Furthermore, it is normal for the activities which anti-competitive agreements entail to take place in a clandestine fashion, for meetings to be held in secret and for the associated documentation to be reduced to a minimum. It follows that, even if the Commission discovers evidence explicitly showing unlawful contact between traders, such as the minutes of meetings, it will normally be only fragmentary and sparse, so that it is often necessary to reconstitute certain details by deduction. Accordingly, in most cases, the existence of an anti-competitive practice or agreement must be inferred from a number of coincidences and indicia which, taken together, may, in the absence of another plausible explanation, constitute evidence of an infringement of the competition rules.

(see paras 44-46)

2.      The statements made in the context of the leniency policy play an important role. Those statements made on behalf of undertakings have a probative value that is not insignificant, since they entail considerable legal and economic risks. However, an admission by one undertaking accused of having participated in a cartel, the accuracy of which is contested by several other undertakings similarly accused, cannot be regarded as constituting adequate proof of an infringement committed by the latter unless it is supported by other evidence.

(see paras 47, 66)

3.      The notion of a single infringement covers a situation in which several undertakings participated in an infringement in which continuous conduct in pursuit of a single economic aim was intended to distort competition, and also individual infringements linked to one another by the same object (all the elements sharing the same purpose) and the same subjects (the same undertakings, who are aware that they are participating in the common object). That interpretation cannot be challenged on the ground that one or several elements of that series of acts or continuous conduct could also constitute in themselves an infringement of Article 81 EC. When the different actions form part of an ‘overall plan’ because their identical object distorts competition within the common market, the Commission is entitled to impute responsibility for those actions on the basis of participation in the infringement considered as a whole. For the purposes of characterising various instances of conduct as a single and continuous infringement, it is necessary to establish whether they are complementary, in that each of them is intended to deal with one or more consequences of the normal pattern of competition, and whether, through interaction, they contribute to the attainment of the set of anti-competitive effects desired by those responsible, within the framework of a global plan having a single objective. In that regard, it will be necessary to take into account any circumstance capable of establishing or of casting doubt on that link, such as the period of implementation, the content, including the methods used, and, correlatively, the objective of the various actions in question.

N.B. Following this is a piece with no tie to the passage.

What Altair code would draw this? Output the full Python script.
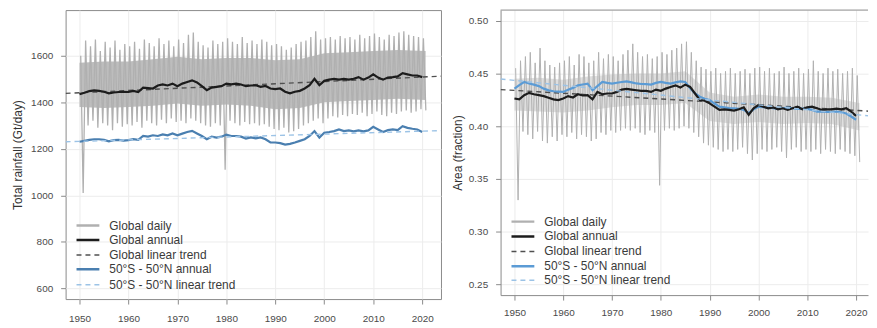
import altair as alt
import pandas as pd

FONT = "Liberation Sans"

years = list(range(1950, 2021))
x_ticks = [1950, 1960, 1970, 1980, 1990, 2000, 2010, 2020]

legend_labels = ["Global daily", "Global annual", "Global linear trend",
                 "50°S - 50°N annual", "50°S - 50°N linear trend"]

# ---------------- Left panel: total rainfall (Gt/day) ----------------
global_annual_L = [1435, 1441, 1448, 1451, 1449, 1445, 1438, 1442, 1444, 1445,
                   1444, 1449, 1444, 1463, 1461, 1459, 1472, 1477, 1472, 1480,
                   1469, 1480, 1487, 1494, 1485, 1469, 1452, 1463, 1466, 1469,
                   1480, 1477, 1480, 1476, 1469, 1472, 1473, 1466, 1470, 1459,
                   1456, 1459, 1445, 1438, 1445, 1449, 1459, 1473, 1501, 1473,
                   1492, 1497, 1500, 1497, 1500, 1497, 1501, 1508, 1497, 1506,
                   1520, 1506, 1497, 1506, 1508, 1511, 1525, 1520, 1515, 1515,
                   1508]
tropic_annual_L = [1230, 1234, 1238, 1241, 1241, 1238, 1232, 1237, 1238, 1235,
                   1237, 1241, 1238, 1255, 1252, 1258, 1255, 1262, 1258, 1266,
                   1258, 1265, 1272, 1277, 1266, 1255, 1241, 1252, 1248, 1252,
                   1261, 1255, 1255, 1252, 1244, 1249, 1245, 1249, 1241, 1227,
                   1227, 1224, 1218, 1221, 1227, 1234, 1241, 1255, 1276, 1248,
                   1269, 1272, 1276, 1283, 1276, 1279, 1275, 1279, 1275, 1279,
                   1294, 1283, 1272, 1280, 1283, 1280, 1297, 1290, 1286, 1283,
                   1272]
daily_hi_L = [1600, 1665, 1640, 1670, 1620, 1660, 1635, 1665, 1625, 1650,
              1640, 1660, 1630, 1670, 1655, 1640, 1675, 1650, 1665, 1640,
              1670, 1655, 1690, 1700, 1660, 1645, 1635, 1665, 1650, 1660,
              1675, 1660, 1650, 1680, 1655, 1665, 1650, 1670, 1660, 1645,
              1650, 1640, 1625, 1635, 1650, 1660, 1665, 1680, 1705, 1670,
              1675, 1680, 1670, 1685, 1675, 1680, 1670, 1690, 1675, 1685,
              1695, 1680, 1670, 1690, 1685, 1700, 1705, 1690, 1685, 1680,
              1675]
daily_lo_L = [1010, 1300, 1320, 1290, 1310, 1300, 1280, 1310, 1295, 1305,
              1300, 1315, 1290, 1320, 1310, 1300, 1325, 1310, 1330, 1315,
              1320, 1310, 1330, 1320, 1310, 1300, 1295, 1310, 1300, 1110,
              1320, 1310, 1300, 1315, 1305, 1310, 1300, 1305, 1295, 1285,
              1280, 1290, 1270, 1275, 1285, 1300, 1310, 1320, 1330, 1310,
              1330, 1340, 1335, 1345, 1340, 1350, 1345, 1355, 1340, 1350,
              1360, 1345, 1340, 1355, 1350, 1360, 1365, 1355, 1360, 1370,
              1365]
core_years = [1950, 1955, 1960, 1965, 1970, 1975, 1980, 1985, 1990, 1995,
              2000, 2005, 2010, 2015, 2020.7]
core_hi_L = [1570, 1575, 1575, 1585, 1595, 1585, 1590, 1590, 1580, 1585,
             1610, 1615, 1620, 1625, 1620]
core_lo_L = [1380, 1375, 1380, 1385, 1395, 1385, 1390, 1385, 1370, 1375,
             1400, 1405, 1410, 1415, 1410]
trend_x = [1947.16, 2023.84]
global_trend_L = [1438, 1512]
tropic_trend_L = [1230, 1278]

# ---------------- Right panel: rain area (fraction) ----------------
global_annual_R = [0.4263, 0.4254, 0.4294, 0.4316, 0.4303, 0.4294, 0.4285, 0.4269, 0.4254, 0.4248,
                   0.4263, 0.4285, 0.4272, 0.4303, 0.4291, 0.4294, 0.4254, 0.4325, 0.4303, 0.4310,
                   0.4310, 0.4325, 0.4347, 0.4353, 0.4347, 0.4341, 0.4335, 0.4335, 0.4325, 0.4347,
                   0.4335, 0.4356, 0.4372, 0.4387, 0.4366, 0.4394, 0.4372, 0.4310, 0.4248, 0.4241,
                   0.4216, 0.4185, 0.4154, 0.4160, 0.4154, 0.4148, 0.4160, 0.4179, 0.4108, 0.4170,
                   0.4201, 0.4185, 0.4170, 0.4179, 0.4160, 0.4170, 0.4154, 0.4170, 0.4185, 0.4160,
                   0.4179, 0.4185, 0.4170, 0.4154, 0.4160, 0.4160, 0.4166, 0.4160, 0.4170, 0.4139,
                   0.4098]
tropic_annual_R = [0.4356, 0.4390, 0.4419, 0.4405, 0.4394, 0.4380, 0.4356, 0.4340, 0.4331, 0.4328,
                   0.4325, 0.4345, 0.4363, 0.4387, 0.4395, 0.4403, 0.4341, 0.4380, 0.4419, 0.4410,
                   0.4403, 0.4412, 0.4419, 0.4425, 0.4415, 0.4405, 0.4400, 0.4398, 0.4394, 0.4410,
                   0.4419, 0.4410, 0.4403, 0.4415, 0.4425, 0.4419, 0.4360, 0.4310, 0.4279, 0.4260,
                   0.4248, 0.4215, 0.4185, 0.4178, 0.4172, 0.4170, 0.4165, 0.4154, 0.4123, 0.4160,
                   0.4185, 0.4180, 0.4176, 0.4170, 0.4164, 0.4170, 0.4176, 0.4170, 0.4164, 0.4166,
                   0.4164, 0.4155, 0.4139, 0.4140, 0.4135, 0.4136, 0.4139, 0.4132, 0.4120, 0.4092,
                   0.4061]
daily_hi_R = [0.455, 0.462, 0.466, 0.470, 0.460, 0.474, 0.462, 0.458, 0.456, 0.460,
              0.462, 0.466, 0.458, 0.468, 0.466, 0.460, 0.462, 0.470, 0.464, 0.468,
              0.466, 0.462, 0.468, 0.472, 0.478, 0.470, 0.466, 0.468, 0.464, 0.466,
              0.470, 0.468, 0.472, 0.474, 0.478, 0.480, 0.470, 0.462, 0.456, 0.454,
              0.452, 0.455, 0.450, 0.452, 0.455, 0.450, 0.452, 0.454, 0.450, 0.455,
              0.456, 0.452, 0.455, 0.450, 0.452, 0.456, 0.450, 0.452, 0.455, 0.450,
              0.454, 0.462, 0.452, 0.450, 0.455, 0.452, 0.454, 0.450, 0.452, 0.455,
              0.448]
daily_lo_R = [0.330, 0.395, 0.392, 0.388, 0.395, 0.386, 0.384, 0.390, 0.386, 0.392,
              0.390, 0.394, 0.388, 0.392, 0.390, 0.386, 0.388, 0.394, 0.392, 0.396,
              0.394, 0.396, 0.398, 0.396, 0.398, 0.394, 0.392, 0.396, 0.394, 0.344,
              0.396, 0.398, 0.396, 0.398, 0.400, 0.398, 0.394, 0.390, 0.384, 0.382,
              0.380, 0.378, 0.376, 0.378, 0.376, 0.378, 0.380, 0.374, 0.368, 0.374,
              0.378, 0.376, 0.378, 0.380, 0.376, 0.370, 0.378, 0.380, 0.376, 0.378,
              0.376, 0.378, 0.374, 0.378, 0.376, 0.374, 0.378, 0.376, 0.374, 0.372,
              0.366]
core_hi_R = [0.445, 0.446, 0.444, 0.447, 0.449, 0.450, 0.450, 0.452, 0.432, 0.428,
             0.430, 0.428, 0.428, 0.427, 0.422]
core_lo_R = [0.415, 0.414, 0.413, 0.415, 0.418, 0.420, 0.420, 0.422, 0.405, 0.402,
             0.404, 0.402, 0.403, 0.402, 0.396]
global_trend_R = [0.4347, 0.4139]
tropic_trend_R = [0.4447, 0.4092]

GRAY = "#b0b0b0"
BLACK = "#1c1c1c"
TREND = "#505050"
LBLUE = "#9cc3e6"


def make_panel(x_dom, y_dom, y_ticks, y_fmt, y_title, width, height,
               g_ann, t_ann, hi, lo, c_hi, c_lo, g_tr, t_tr, blue,
               leg_y, title_pad, frame_right, spike_w, core_col, core_op, x_pad):
    xs = alt.X("x:Q", scale=alt.Scale(domain=x_dom, nice=False, zero=False),
               axis=alt.Axis(values=x_ticks, format="d", title=None, tickSize=5,
                             labelPadding=x_pad, domain=not frame_right,
                             domainColor="#8a8a8a"))
    ys = alt.Y("y:Q", scale=alt.Scale(domain=y_dom, nice=False, zero=False),
               axis=alt.Axis(values=y_ticks, format=y_fmt, title=y_title, tickSize=5,
                             labelPadding=8, minExtent=33, maxExtent=33,
                             titlePadding=title_pad, domain=not frame_right,
                             domainColor="#8a8a8a"))

    zz = []
    for yr, h, l in zip(years, hi, lo):
        zz.append({"x": yr + 0.25, "y": h})
        zz.append({"x": yr + 0.75, "y": l})
    zz_df = pd.DataFrame(zz)
    core_df = pd.DataFrame({"x": core_years, "y": c_lo, "y2": c_hi})
    ann_g = pd.DataFrame({"x": years, "y": g_ann})
    ann_t = pd.DataFrame({"x": years, "y": t_ann})
    tr_g = pd.DataFrame({"x": trend_x, "y": g_tr})
    tr_t = pd.DataFrame({"x": trend_x, "y": t_tr})

    layers = [
        alt.Chart(core_df).mark_area(color=core_col, opacity=core_op, clip=True).encode(
            x=xs, y=ys, y2="y2:Q"),
        alt.Chart(zz_df).mark_line(color=GRAY, strokeWidth=spike_w, clip=True).encode(x=xs, y=ys),
        alt.Chart(tr_g).mark_line(color=TREND, strokeWidth=1.4, strokeDash=[5, 4], clip=True).encode(x=xs, y=ys),
        alt.Chart(ann_t).mark_line(color=blue, strokeWidth=2.2, clip=True).encode(x=xs, y=ys),
        alt.Chart(ann_g).mark_line(color=BLACK, strokeWidth=2.2, clip=True).encode(x=xs, y=ys),
        alt.Chart(tr_t).mark_line(color=LBLUE, strokeWidth=1.4, strokeDash=[5, 4], clip=True).encode(x=xs, y=ys),
    ]

    styles = [(GRAY, [1, 0], 2.5), (BLACK, [1, 0], 2.5), (TREND, [5, 4], 1.5),
              (blue, [1, 0], 2.5), (LBLUE, [5, 4], 1.5)]
    one = pd.DataFrame({"a": [0]})
    for i, (lab, (col, dash, sw)) in enumerate(zip(legend_labels, styles)):
        yy = leg_y[i]
        layers.append(alt.Chart(one).mark_rule(color=col, strokeWidth=sw, strokeDash=dash).encode(
            x=alt.value(11), x2=alt.value(34), y=alt.value(yy)))
        layers.append(alt.Chart(pd.DataFrame({"t": [lab]})).mark_text(
            align="left", baseline="middle", fontSize=12, font=FONT, color="#3a3a3a").encode(
            x=alt.value(44), y=alt.value(yy), text="t:N"))

    if frame_right:
        view = alt.ViewBackground(stroke="#8a8a8a", strokeWidth=1)
    else:
        view = alt.ViewBackground(stroke="transparent")
        layers.append(alt.Chart(one).mark_rule(color="#8a8a8a", strokeWidth=1).encode(
            x=alt.value(0), x2=alt.value(width), y=alt.value(0)))

    return alt.layer(*layers).properties(width=width, height=height, view=view)


left = make_panel([1947.16, 2023.84], [554, 1796], [600, 800, 1000, 1200, 1400, 1600], "d",
                  "Total rainfall (Gt/day)", 378, 291,
                  global_annual_L, tropic_annual_L, daily_hi_L, daily_lo_L, core_hi_L, core_lo_L,
                  global_trend_L, tropic_trend_L, "#4a7fb0",
                  [217, 231.5, 246.5, 261, 276.5], 8, True, 1.3, "#b6b6b6", 0.9, 10)

right = make_panel([1947.16, 2022.45], [0.24, 0.51], [0.25, 0.30, 0.35, 0.40, 0.45, 0.50], ".2f",
                   "Area (fraction)", 370, 287,
                   global_annual_R, tropic_annual_R, daily_hi_R, daily_lo_R, core_hi_R, core_lo_R,
                   global_trend_R, tropic_trend_R, "#5b9bd5",
                   [213, 228, 243, 258, 272], 3, False, 1.0, "#c4c4c4", 0.55, 8)

chart = alt.hconcat(left, right, spacing=9).properties(
    padding={"left": 3, "top": 0, "right": 0, "bottom": 0}
).configure_axis(
    labelFont=FONT, titleFont=FONT, labelFontSize=10, titleFontSize=12,
    labelColor="#4a4a4a", titleColor="#333333", titleFontWeight="normal",
    tickColor="#8a8a8a", gridColor="#ececec", grid=True
).configure_view(stroke="#8a8a8a")

chart.save("out.html", embed_options={"renderer": "svg", "actions": False})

As regards conduct consisting in the regular organisation over a number of years of multilateral and bilateral contacts between competing producers with the object of establishing unlawful practices by which the functioning of the copper fittings market was artificially affected, in particular in relation to prices, the fact that certain characteristics or the intensity of those practices changed after the Commission’s inspections is not conclusive, since the objective of the anti-competitive practices remained the same, namely collusion on prices in relation to fittings. It may well be that the cartel became less structured after the Commission’s inspections and the intensity of its activities more variable. Nevertheless, the fact that a cartel might experience periods of activity of varying intensity does not mean that the cartel has come to an end.

(see paras 86-88, 91, 105)

4.      In order to establish that an undertaking participated in an anti-competitive agreement, the Commission must show that the undertaking intended to contribute by its own conduct to the common objectives pursued by all the participants and that it was aware of the actual conduct planned or put into effect by other undertakings in pursuit of those same objectives, or that it could reasonably have foreseen it, and that it was prepared to take the risk. The fact that an undertaking did not participate in all aspects of a cartel is not relevant to the establishment of the existence of an infringement with regard to that undertaking. That factor must be taken into consideration only when the gravity of the infringement is assessed and if and when it comes to determining the amount of the fine.

(see paras 89-90)

5.      If several addressees of a decision imposing a fine for infringement of the competition rules constitute at the date when that decision was adopted an ‘undertaking’, in the sense of the economic entity liable for the infringement penalised, the 10% ceiling referred to in Article 23(2) of Regulation No 1/2003 can be calculated on the basis of the overall turnover of that undertaking. By contrast, if that economic entity was divided into two separate entities at the time when the decision was adopted, each addressee of the decision is entitled to have that ceiling applied to it individually.